## Start SOURCE DATA

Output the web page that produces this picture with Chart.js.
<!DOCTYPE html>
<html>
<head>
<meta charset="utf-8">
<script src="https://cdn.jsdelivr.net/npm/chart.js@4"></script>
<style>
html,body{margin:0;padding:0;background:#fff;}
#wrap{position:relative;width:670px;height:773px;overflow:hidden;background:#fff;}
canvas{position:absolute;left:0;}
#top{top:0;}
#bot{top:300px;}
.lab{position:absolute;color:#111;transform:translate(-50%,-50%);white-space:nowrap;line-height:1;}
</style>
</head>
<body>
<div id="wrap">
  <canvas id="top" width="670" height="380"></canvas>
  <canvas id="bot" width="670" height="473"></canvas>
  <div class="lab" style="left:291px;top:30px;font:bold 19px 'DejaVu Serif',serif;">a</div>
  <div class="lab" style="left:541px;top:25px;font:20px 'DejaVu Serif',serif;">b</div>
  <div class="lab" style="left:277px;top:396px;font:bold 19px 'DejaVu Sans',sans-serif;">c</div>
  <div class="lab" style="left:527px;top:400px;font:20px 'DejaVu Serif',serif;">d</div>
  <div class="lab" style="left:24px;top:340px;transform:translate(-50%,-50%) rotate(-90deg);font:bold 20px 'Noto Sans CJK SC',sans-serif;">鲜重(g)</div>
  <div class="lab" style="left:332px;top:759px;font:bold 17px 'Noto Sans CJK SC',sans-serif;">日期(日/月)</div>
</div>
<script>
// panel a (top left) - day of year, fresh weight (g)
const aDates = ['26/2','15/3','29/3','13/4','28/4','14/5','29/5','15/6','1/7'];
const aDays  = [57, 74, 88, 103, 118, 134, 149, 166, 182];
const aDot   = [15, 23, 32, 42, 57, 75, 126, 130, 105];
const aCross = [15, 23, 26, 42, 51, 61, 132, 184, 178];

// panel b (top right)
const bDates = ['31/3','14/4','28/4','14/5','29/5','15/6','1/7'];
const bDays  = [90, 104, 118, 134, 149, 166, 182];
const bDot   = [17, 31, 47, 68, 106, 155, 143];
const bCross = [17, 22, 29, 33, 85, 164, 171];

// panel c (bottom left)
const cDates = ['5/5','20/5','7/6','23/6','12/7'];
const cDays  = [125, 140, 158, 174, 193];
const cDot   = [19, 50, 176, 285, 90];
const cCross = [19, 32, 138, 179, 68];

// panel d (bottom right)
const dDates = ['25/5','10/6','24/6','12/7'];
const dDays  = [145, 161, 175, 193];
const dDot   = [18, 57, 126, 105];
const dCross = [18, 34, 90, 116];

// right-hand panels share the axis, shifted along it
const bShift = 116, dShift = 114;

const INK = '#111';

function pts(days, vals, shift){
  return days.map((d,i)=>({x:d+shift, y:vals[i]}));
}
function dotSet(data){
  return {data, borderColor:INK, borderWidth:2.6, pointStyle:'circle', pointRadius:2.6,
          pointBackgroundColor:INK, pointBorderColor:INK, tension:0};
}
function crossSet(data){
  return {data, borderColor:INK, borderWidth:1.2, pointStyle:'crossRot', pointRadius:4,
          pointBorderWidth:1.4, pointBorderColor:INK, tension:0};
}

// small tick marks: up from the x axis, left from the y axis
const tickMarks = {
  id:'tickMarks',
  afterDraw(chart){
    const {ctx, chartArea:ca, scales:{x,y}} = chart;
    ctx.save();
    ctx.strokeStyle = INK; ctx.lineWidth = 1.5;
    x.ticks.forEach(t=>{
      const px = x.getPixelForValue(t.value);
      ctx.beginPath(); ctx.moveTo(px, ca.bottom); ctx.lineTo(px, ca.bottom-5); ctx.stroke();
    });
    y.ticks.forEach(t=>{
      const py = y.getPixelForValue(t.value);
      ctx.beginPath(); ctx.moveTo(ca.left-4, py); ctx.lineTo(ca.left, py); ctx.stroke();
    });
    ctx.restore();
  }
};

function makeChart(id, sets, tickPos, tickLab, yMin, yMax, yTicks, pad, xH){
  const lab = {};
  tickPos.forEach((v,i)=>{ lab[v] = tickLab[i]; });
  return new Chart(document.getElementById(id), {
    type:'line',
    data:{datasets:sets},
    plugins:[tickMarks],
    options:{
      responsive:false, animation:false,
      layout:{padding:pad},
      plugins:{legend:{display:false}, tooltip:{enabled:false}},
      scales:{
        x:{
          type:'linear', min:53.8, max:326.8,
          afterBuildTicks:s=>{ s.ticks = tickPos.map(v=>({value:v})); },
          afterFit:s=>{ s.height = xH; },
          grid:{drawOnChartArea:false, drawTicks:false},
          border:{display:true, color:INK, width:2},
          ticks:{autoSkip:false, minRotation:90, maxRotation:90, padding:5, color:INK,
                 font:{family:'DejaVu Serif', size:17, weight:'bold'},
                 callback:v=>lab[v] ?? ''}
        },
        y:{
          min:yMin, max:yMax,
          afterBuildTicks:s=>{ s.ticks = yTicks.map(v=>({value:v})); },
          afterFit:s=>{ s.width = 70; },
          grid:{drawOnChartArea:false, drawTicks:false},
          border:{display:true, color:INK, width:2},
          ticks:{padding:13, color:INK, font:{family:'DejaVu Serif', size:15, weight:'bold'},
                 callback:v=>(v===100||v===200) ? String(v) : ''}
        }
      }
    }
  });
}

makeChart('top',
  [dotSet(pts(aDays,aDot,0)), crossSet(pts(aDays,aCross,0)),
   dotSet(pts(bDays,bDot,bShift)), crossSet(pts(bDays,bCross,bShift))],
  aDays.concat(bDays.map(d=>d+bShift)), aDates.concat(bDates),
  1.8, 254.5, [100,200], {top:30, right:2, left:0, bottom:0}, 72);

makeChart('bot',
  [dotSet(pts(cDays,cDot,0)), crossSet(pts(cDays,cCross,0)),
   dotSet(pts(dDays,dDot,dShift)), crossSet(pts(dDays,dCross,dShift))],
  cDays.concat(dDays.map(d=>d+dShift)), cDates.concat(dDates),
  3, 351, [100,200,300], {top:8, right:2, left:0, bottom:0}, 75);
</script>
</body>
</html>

## End SOURCE DATA

GIVEN PROBLEM
All of the data needs to be reproduced exactly, with no line missing.

COMPLETE ANSWER
Output the web page that produces this picture with Chart.js.
<!DOCTYPE html>
<html>
<head>
<meta charset="utf-8">
<script src="https://cdn.jsdelivr.net/npm/chart.js@4"></script>
<style>
html,body{margin:0;padding:0;background:#fff;}
#wrap{position:relative;width:670px;height:773px;overflow:hidden;background:#fff;}
canvas{position:absolute;left:0;}
#top{top:0;}
#bot{top:300px;}
.lab{position:absolute;color:#111;transform:translate(-50%,-50%);white-space:nowrap;line-height:1;}
</style>
</head>
<body>
<div id="wrap">
  <canvas id="top" width="670" height="380"></canvas>
  <canvas id="bot" width="670" height="473"></canvas>
  <div class="lab" style="left:291px;top:30px;font:bold 19px 'DejaVu Serif',serif;">a</div>
  <div class="lab" style="left:541px;top:25px;font:20px 'DejaVu Serif',serif;">b</div>
  <div class="lab" style="left:277px;top:396px;font:bold 19px 'DejaVu Sans',sans-serif;">c</div>
  <div class="lab" style="left:527px;top:400px;font:20px 'DejaVu Serif',serif;">d</div>
  <div class="lab" style="left:24px;top:340px;transform:translate(-50%,-50%) rotate(-90deg);font:bold 20px 'Noto Sans CJK SC',sans-serif;">鲜重(g)</div>
  <div class="lab" style="left:332px;top:759px;font:bold 17px 'Noto Sans CJK SC',sans-serif;">日期(日/月)</div>
</div>
<script>
// panel a (top left) - day of year, fresh weight (g)
const aDates = ['26/2','15/3','29/3','13/4','28/4','14/5','29/5','15/6','1/7'];
const aDays  = [57, 74, 88, 103, 118, 134, 149, 166, 182];
const aDot   = [15, 23, 32, 42, 57, 75, 126, 130, 105];
const aCross = [15, 23, 26, 42, 51, 61, 132, 184, 178];

// panel b (top right)
const bDates = ['31/3','14/4','28/4','14/5','29/5','15/6','1/7'];
const bDays  = [90, 104, 118, 134, 149, 166, 182];
const bDot   = [17, 31, 47, 68, 106, 155, 143];
const bCross = [17, 22, 29, 33, 85, 164, 171];

// panel c (bottom left)
const cDates = ['5/5','20/5','7/6','23/6','12/7'];
const cDays  = [125, 140, 158, 174, 193];
const cDot   = [19, 50, 176, 285, 90];
const cCross = [19, 32, 138, 179, 68];

// panel d (bottom right)
const dDates = ['25/5','10/6','24/6','12/7'];
const dDays  = [145, 161, 175, 193];
const dDot   = [18, 57, 126, 105];
const dCross = [18, 34, 90, 116];

// right-hand panels share the axis, shifted along it
const bShift = 116, dShift = 114;

const INK = '#111';

function pts(days, vals, shift){
  return days.map((d,i)=>({x:d+shift, y:vals[i]}));
}
function dotSet(data){
  return {data, borderColor:INK, borderWidth:2.6, pointStyle:'circle', pointRadius:2.6,
          pointBackgroundColor:INK, pointBorderColor:INK, tension:0};
}
function crossSet(data){
  return {data, borderColor:INK, borderWidth:1.2, pointStyle:'crossRot', pointRadius:4,
          pointBorderWidth:1.4, pointBorderColor:INK, tension:0};
}

// small tick marks: up from the x axis, left from the y axis
const tickMarks = {
  id:'tickMarks',
  afterDraw(chart){
    const {ctx, chartArea:ca, scales:{x,y}} = chart;
    ctx.save();
    ctx.strokeStyle = INK; ctx.lineWidth = 1.5;
    x.ticks.forEach(t=>{
      const px = x.getPixelForValue(t.value);
      ctx.beginPath(); ctx.moveTo(px, ca.bottom); ctx.lineTo(px, ca.bottom-5); ctx.stroke();
    });
    y.ticks.forEach(t=>{
      const py = y.getPixelForValue(t.value);
      ctx.beginPath(); ctx.moveTo(ca.left-4, py); ctx.lineTo(ca.left, py); ctx.stroke();
    });
    ctx.restore();
  }
};

function makeChart(id, sets, tickPos, tickLab, yMin, yMax, yTicks, pad, xH){
  const lab = {};
  tickPos.forEach((v,i)=>{ lab[v] = tickLab[i]; });
  return new Chart(document.getElementById(id), {
    type:'line',
    data:{datasets:sets},
    plugins:[tickMarks],
    options:{
      responsive:false, animation:false,
      layout:{padding:pad},
      plugins:{legend:{display:false}, tooltip:{enabled:false}},
      scales:{
        x:{
          type:'linear', min:53.8, max:326.8,
          afterBuildTicks:s=>{ s.ticks = tickPos.map(v=>({value:v})); },
          afterFit:s=>{ s.height = xH; },
          grid:{drawOnChartArea:false, drawTicks:false},
          border:{display:true, color:INK, width:2},
          ticks:{autoSkip:false, minRotation:90, maxRotation:90, padding:5, color:INK,
                 font:{family:'DejaVu Serif', size:17, weight:'bold'},
                 callback:v=>lab[v] ?? ''}
        },
        y:{
          min:yMin, max:yMax,
          afterBuildTicks:s=>{ s.ticks = yTicks.map(v=>({value:v})); },
          afterFit:s=>{ s.width = 70; },
          grid:{drawOnChartArea:false, drawTicks:false},
          border:{display:true, color:INK, width:2},
          ticks:{padding:13, color:INK, font:{family:'DejaVu Serif', size:15, weight:'bold'},
                 callback:v=>(v===100||v===200) ? String(v) : ''}
        }
      }
    }
  });
}

makeChart('top',
  [dotSet(pts(aDays,aDot,0)), crossSet(pts(aDays,aCross,0)),
   dotSet(pts(bDays,bDot,bShift)), crossSet(pts(bDays,bCross,bShift))],
  aDays.concat(bDays.map(d=>d+bShift)), aDates.concat(bDates),
  1.8, 254.5, [100,200], {top:30, right:2, left:0, bottom:0}, 72);

makeChart('bot',
  [dotSet(pts(cDays,cDot,0)), crossSet(pts(cDays,cCross,0)),
   dotSet(pts(dDays,dDot,dShift)), crossSet(pts(dDays,dCross,dShift))],
  cDays.concat(dDays.map(d=>d+dShift)), cDates.concat(dDates),
  3, 351, [100,200,300], {top:8, right:2, left:0, bottom:0}, 75);
</script>
</body>
</html>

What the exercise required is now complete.